Many of us who supported Obama partly on his potential to transform America's Muslim relations, especially in the wake of the extraordinary Arab Spring, have been crushed and angered. But the anger has by now led to total resignation. I mean: what, in the end, was Obama supposed to do? Many of the chieftains in his own own party – Reid, Hoyer, et al. – are more loyal to the Israeli prime minister and their core donors than to their own president. The GOP is even worse: actively going to Israel and colluding with the Likud against the US administration to enable more and more illegal settlements on the West Bank. AIPAC's roll-call at its last conference revealed a veto-proof majority of Congress. Veto-proof. I doubt that was a message designed to be buried.

So any genuine attempt to put any serious pressure on Netanyahu would be immediately undercut by the Hill. So would have recognizing the Palestinian state at the UN. If Obama had followed through, the Congress would have responded by cutting off aid to the Palestinians, backing Israeli annexation of parts of the West Bank, and would reveal triumphantly that even a president who has done as much for Israel as Obama (bunker-busting bomb sales, rescuing embassy staff in Cairo spring immediately to mind) cannot break out of the constraints any president is under when tackling this subject.

In that sense, I believe the pro-Greater Israel skeptics of the sincerity of Obama's UN speech are largely right. Obama simply has run out of options.
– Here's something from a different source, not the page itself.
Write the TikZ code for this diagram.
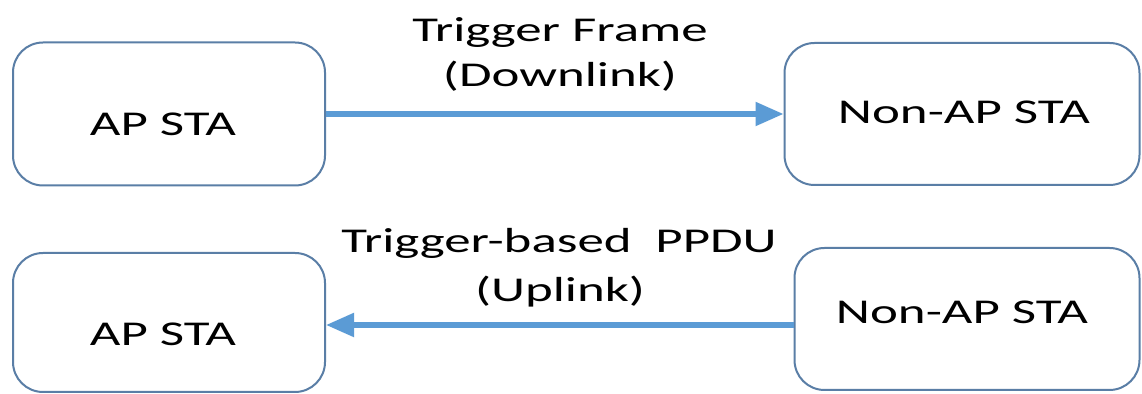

So he has cut his losses and capitulated – what any serious leader does when he recognizes the forces against him are so massive there's no hope but to wait for a recapitalization after another election victory. Meanwhile, Netanyahu remains in Israel an extension of the GOP at home – and more secure than ever because the GOP has adopted wholesale the Christianist support for Greater Israel on theological grounds. What is at stake is nothing less than America's global credibility as a power able to act in its own interests, outside the demands of religious fundamentalists and Democratic donors. That has now been revealed, when it comes to Israel, as essentially impossible.

We had a window. It's important to remember who shut it, and tried to lock it tight.